Brent crude dropped for a third day, dipping toward $112 on Wednesday after reassurances from OPEC members of ample spare capacity eased anxiety about production losses from Libya, the world's 12th-largest oil exporter.
Libyan tanks and warplanes intensified their offensive against rebels on Tuesday aiming to recover lost territory, while world powers considered a no-fly zone over the country.
The premium added to Brent has been pared and it is possible that it will keep narrowing further because of some easing of Libya's tensions and thanks to the unwinding of positions on the WTI/Brent spread, said Ken Hasegawa, a commodity derivatives manager at Japan's Newedge brokerage.
Brent crude for April declined 86 cents to $112.20 a barrel at 0653 GMT, more than $7 below a 2- year high of almost $120 reached on February 24.
There is still a lot of uncertainty in the Middle East and North Africa by which the market will be supported, Hasegawa said, but added Brent prices could first fall toward $110.
The European benchmark has cut its premium to U.S. crude by more than half since reaching a record of more than $17 on March 1.
U.S. benchmark West Texas Intermediate was trading about $8 below Brent on Wednesday, down 77 cents at $104.25, having settled at a 2- year high above $105 on Monday.
The Organization of the Petroleum Exporting Countries is in talks about officially boosting crude supplies, Kuwait's oil minister said on Tuesday, but some in the group were reluctant to open the taps, saying world supply remains comfortable.
But fears of a supply squeeze have eased in the past few days on news that top oil exporter Saudi Arabia is pumping about 9 million barrels per day (bpd), exceeding its OPEC quota by almost 1 million bpd, roughly the same as the lost Libyan output.
That is in line with a U.S. Energy Information Administration (EIA) estimate released on Tuesday.
OPEC top producer Saudi Arabia said on Tuesday it has ample spare capacity to boost supplies to the market if needed.
The kingdom has 3.5 million bpd of spare capacity which could help compensate for any shortages, oil minister Ali al-Naimi said in remarks carried by Saudi state news agency
Top executives from some of the world's biggest energy companies, including French major Total SA and U.S.-based Hess Corp, on Tuesday said global oil supply is plentiful in spite of Libyan supply disruptions, and urged U.S. policymakers not to tap strategic oil stockpiles.

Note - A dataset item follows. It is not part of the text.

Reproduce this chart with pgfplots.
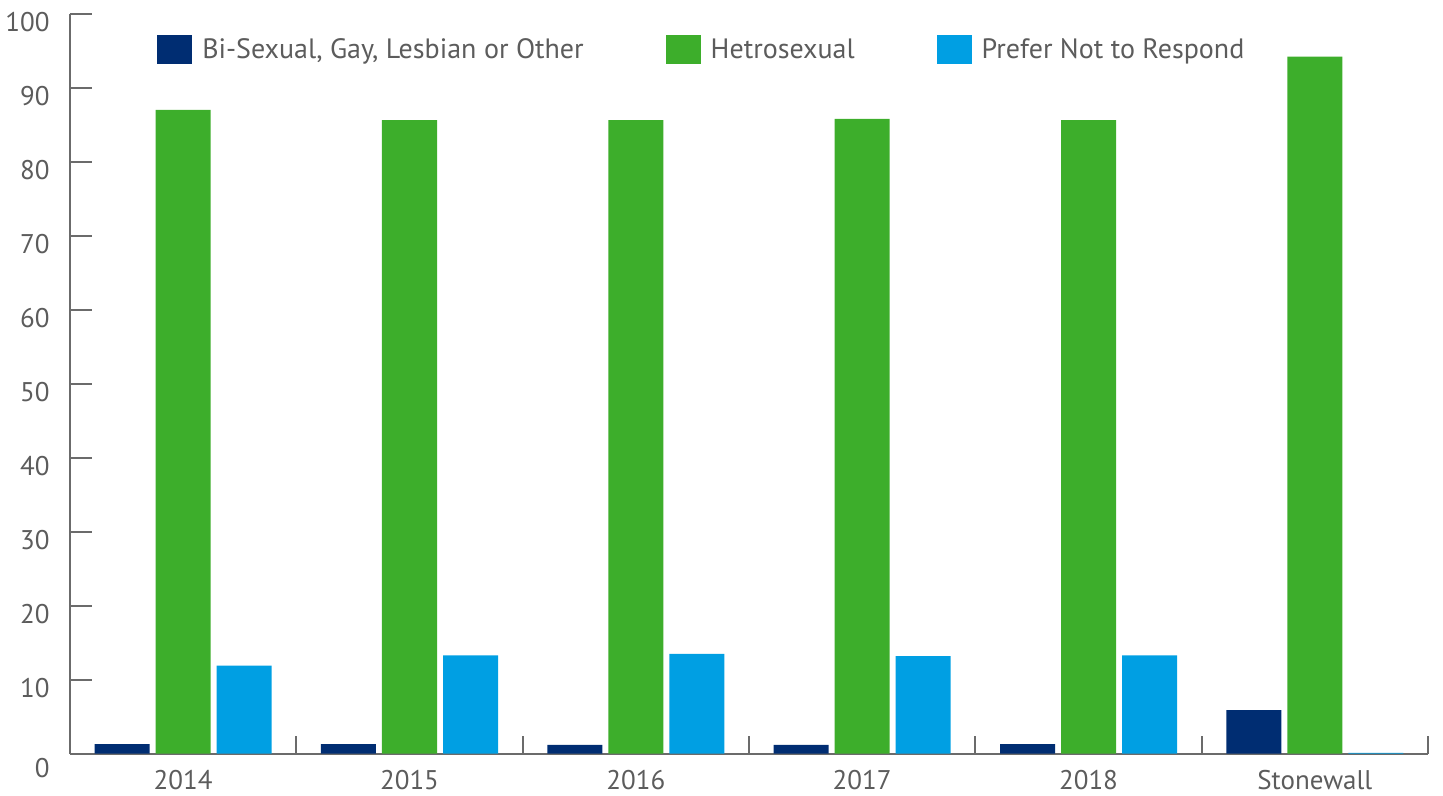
\documentclass[border=0pt]{standalone}
\usepackage{fontspec}
\setmainfont{PT Sans}
\usepackage{pgfplots}
\pgfplotsset{compat=1.18}
\definecolor{cdark}{HTML}{002D72}
\definecolor{cgreen}{HTML}{3DAE2B}
\definecolor{clight}{HTML}{009FE3}
\definecolor{axgray}{HTML}{6B6B6B}
\definecolor{txgray}{HTML}{5C5C5C}
\pgfplotsset{mylegend/.style={legend image code/.code={\fill[##1,draw=none] (0pt,-7.25pt) rectangle (17.5pt,7.25pt);}}}
\begin{document}
\begin{tikzpicture}
\begin{axis}[
 scale only axis, width=679pt, height=370pt,
 xmin=-0.5, xmax=5.5, ymin=0, ymax=100,
 axis lines=left, axis line style={-, draw=axgray, line width=1pt},
 ybar=3pt, bar width=27.5pt,
 xtick={0,1,2,3,4,5}, xticklabels={2014,2015,2016,2017,2018,Stonewall},
 major x tick style={draw=none},
 minor xtick={0.5,1.5,2.5,3.5,4.5,5.5},
 minor x tick style={draw=axgray, line width=1pt},
 minor tick length=9pt,
 major tick length=11pt,
 tick align=inside,
 ytick={10,20,30,40,50,60,70,80,90,100},
 y tick style={draw=axgray, line width=1pt},
 extra y ticks={0},
 extra y tick style={major tick length=0pt, yticklabel style={yshift=-3pt}},
 /pgf/number format/assume math mode=true,
 tick label style={font=\fontsize{13.5}{16}\selectfont, text=txgray},
 yticklabel style={anchor=base east, inner sep=0pt, xshift=-10pt, yshift=-9pt},
 xticklabel style={anchor=base, inner sep=0pt, yshift=-18pt},
 legend style={at={(0.064,0.951)}, anchor=west, draw=none, fill=none, inner sep=0pt,
   font=\fontsize{14}{16}\selectfont, text=txgray,
   nodes={inner xsep=5pt},
   /tikz/every even column/.append style={column sep=36pt}},
 legend columns=3,
 clip=false,
]
\addplot[fill=cdark, draw=none, mylegend] coordinates {(0,1.3) (1,1.3) (2,1.2) (3,1.2) (4,1.3) (5,5.9)};
\addplot[fill=cgreen, draw=none, mylegend] coordinates {(0,87.0) (1,85.6) (2,85.6) (3,85.8) (4,85.6) (5,94.2)};
\addplot[fill=clight, draw=none, mylegend] coordinates {(0,11.9) (1,13.3) (2,13.5) (3,13.2) (4,13.3) (5,0.1)};
\legend{Bi-Sexual{,} Gay{,} Lesbian or Other, Hetrosexual, Prefer Not to Respond}
\path[use as bounding box] (rel axis cs:0,0) ++(-35pt,-21.15pt) rectangle ++(721.5pt,398pt);
\end{axis}
\end{tikzpicture}
\end{document}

U.S. crude inventories climbed a larger-than-expected 3.8 million barrels in the week to March 4, industry group the American Petroleum Institute (API) said on Wednesday, ahead of EIA statistics due on Wednesday at 1530 GMT.
Total petroleum inventories for the Organization for Economic Cooperation and Development nations (OECD) are projected to fall to the equivalent of 55 days of consumption by the end of 2012 from 57 days in December 2010, near the middle of the previous five-year range, the EIA said in its short-term energy outlook published on Tuesday.
A glut at the Cushing, Oklahoma oil storage hub, the pricing point for WTI crude, has been depressing the price of the U.S. benchmark relative to Brent for months.
Disruptions to Libyan output last month and concern about unrest spreading across the Middle East triggered a blowout of Brent's premium, creating an attractive trading play.
However, talk of rising production by other OPEC members prompted traders to reverse those bets in the past week, unwinding Brent positions in favor of U.S. crude, which could be bought at much lower prices.